Gilroy, who is 42, has a restless energy, one that finds him pacing, sitting, and pumping his hands in one fluid motion. It's his kinetic, sometimes frenzied spirit that has also made him a triple-threat as an artist: Long before Spring Forward, his debut feature film, Gilroy wrote and acted on stage, television, and in film. In 1997, he even published a book about haiku poetry. “It's not about the discipline to me; it's about the story…how can I serve that story.”

Not surprisingly, it was storytelling that inspired Spring Forward. “When my mother got a lung transplant at Mass General, she went into a coma for ten days. It was me and my father living in a hotel room, only being allowed about ten minutes a day to visit her.” To fill the time, Gilroy and his dad would take walks around Boston and tell stories. But the stories weren't mere small talk. They uncovered generational values and ideologies that split the two men. In revealing the gaps between father and son, the stories began to offer a better understanding of where each literally and figuratively came from. “Sometimes we're lucky; at some point in life, the right person steps in,” says Gilroy.

Spring Forward describes a similar fortune. One of two main characters, Paul, played by Liev Schreiber, has just joined the parks department after serving time for a robbery; Murph, his older partner played by Ned Beatty, is about to retire. Told over the four seasons in long vignettes, the men seem to have entered each other's lives at a lucky juncture and connect in a way not often seen in “buddy” films. “I was pissed off as a writer about how male-bonding is depicted in film. It's either sports, misogyny, homophobia, or violence.” The notion that men can relate to each other without these may not sound radical until Gilroy inventories recent films with male protagonists. “Look at the stories we're telling: Kill the bad guy.”

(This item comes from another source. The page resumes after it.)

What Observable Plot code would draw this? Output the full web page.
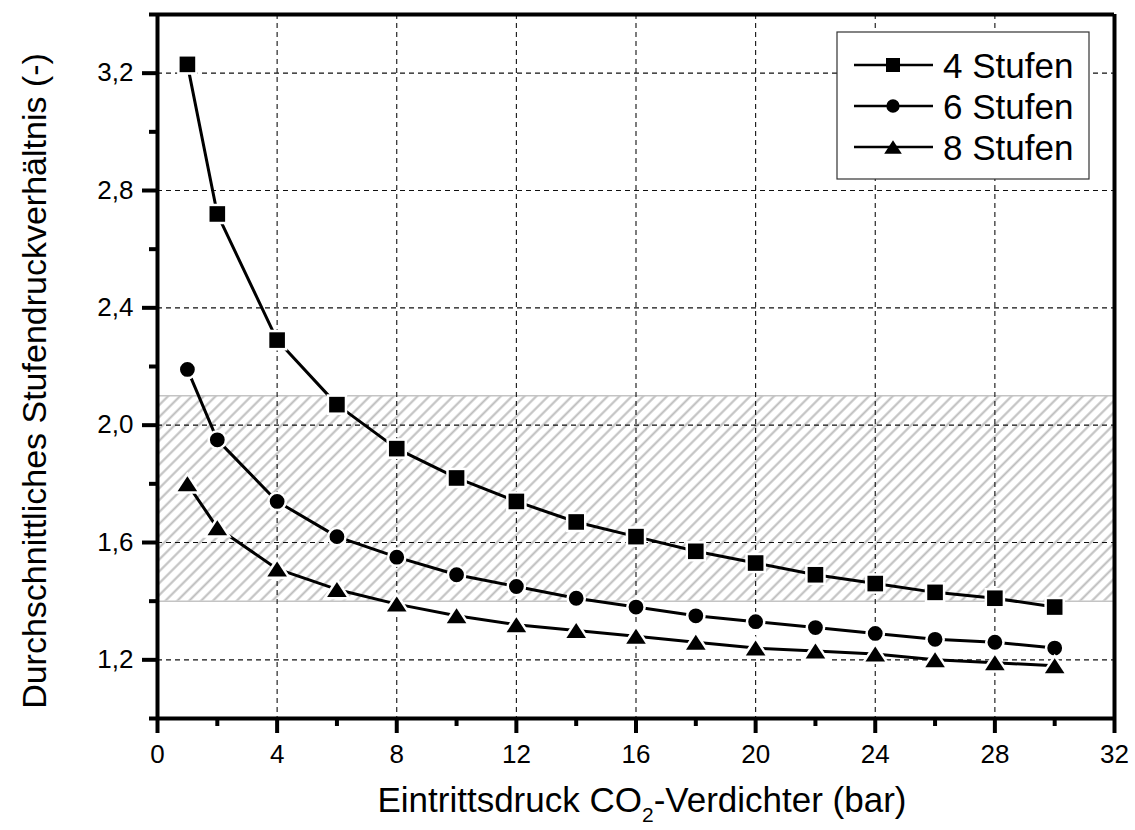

It's reasonable to assume, then, that to change American culture it would be necessary to change its stories. For Gilroy, whose social conscience seems as active as his hands, that seems a probable mission, one that makes serving the story also about serving society. His father might agree. After all, he was the first to fund Spring Forward. Spring Forward, from which Tom Gilroy will show an excerpt, is rated R.